Columna Cantarrana

Un 15 de septiembre en tiempos de Monge

» Por Fabián Coto Chaves - Escritor

En la remota mitología de la infancia, la celebración de la independencia se me presenta como una escaramuza en la Plaza Mayor de Cartago. 

Todo ocurrió hace poco menos de 40 años. 

Don Luis Alberto Monge bebía whisky mientras don Eduardo Lizano, con su vasta sabiduría, aplicaba electroshocks monetarios en la maltrecha economía de un país insignificante. Un país que no era sino vecino de países geoestratégicamente relevantes. 

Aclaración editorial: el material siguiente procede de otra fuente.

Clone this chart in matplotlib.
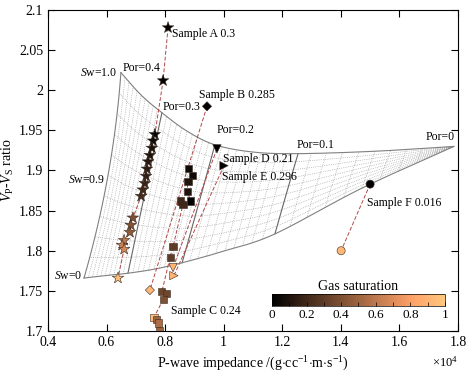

El vecino de abajo de la “gran revolución sandinista” 

El vecino de arriba del Canal. 

El dial explotaba con la sensualidad de Careless Whisper y las picardías de Jaque Mate. Todo era bermudas reversibles y camisetas Ocean Pacific. Las mujeres bebían Tropical y los hombres Pilsen. La Patria era un austero castillo de arena frente al Paseo de Los Turistas. Y a nosotros nos interesaba más la carrera espacial que las fluctuaciones de La Bolsa. 

Como de costumbre, yo estaba con mi papá y mi mamá viendo el desfile. Un globo de hidrógeno y un copo bastaban para conjurar la felicidad. 

Tambores, liras y bastoneras hacían más verano que una pingüe golondrina o un anuncio meteorológico. 

Las manos de mi papá y de mi mamá. 

La banda del COVAO. 

El sol. 

El melcochero del copo. 

Las preocupaciones de mi mamá “Esos viejos son unos cochinos, no se lavaban las manos”

Y, de repente, un sobresalto. 

Mi papá se lleva la mano al cuello y aparecen dos finos chorritos de sangre. Luego, un mae intenta huir. 

Una brevísima persecución. 

Y mi papá propinándole un severo castigo. 

Mi mamá pide que se detenga. 

Mi papá no se detiene. 

Después viene esta imagen: por la calle que sube al Cuartel, mi papá lleva a un muchacho a punta de empujones e imprecaciones y mi mamá y yo, asustadísimos,  vamos detrás. 

Es casi una postal cinematográfica.

Como ese final conmovedor de Tiempos Modernos, con Chaplin y la chica caminando hacia el porvenir, pero en versión gacha: nos dirigimos al Cuartel de Policía y no suena la bella banda sonora que compuso Chaplin. 

Los policías, sobra decirlo, se quedaron con el muchacho y nosotros volvimos al desfile. Después me enteré de que él había intentado estallar mi globo con una grapa. La lanzó, según parece, con una liga y tuvo tan mala suerte que no atinó en mi globo sino en el pescuezo de mi tata. 

Era mediados de los ochenta y esa Costa Rica, con sus desgarraduras tan brutales, con sus contradicciones, con sus tira grapas en los parques  y sus tensiones, aún en una coyuntura tan fregada, tenía sus momentos luminosos. Don Manuel Mora, por ejemplo, llamaba a don Pepe para pedirle protección para los miembros de la juventud de Vanguardia. Y la brigada Mora y Cañas le brindaba apoyo al gobierno de don Luis Alberto Monge ante las bravuconadas de grupos como Costa Rica Libre. O sea, la noción de patria, la idea de nación en tanto arco de sensibilidades, con todas sus limitaciones, seguía siendo funcional. 

Debo decir, sin embargo, que esa vez del desfile fue la única ocasión en la que he visto la tosca herramienta trocada en arma.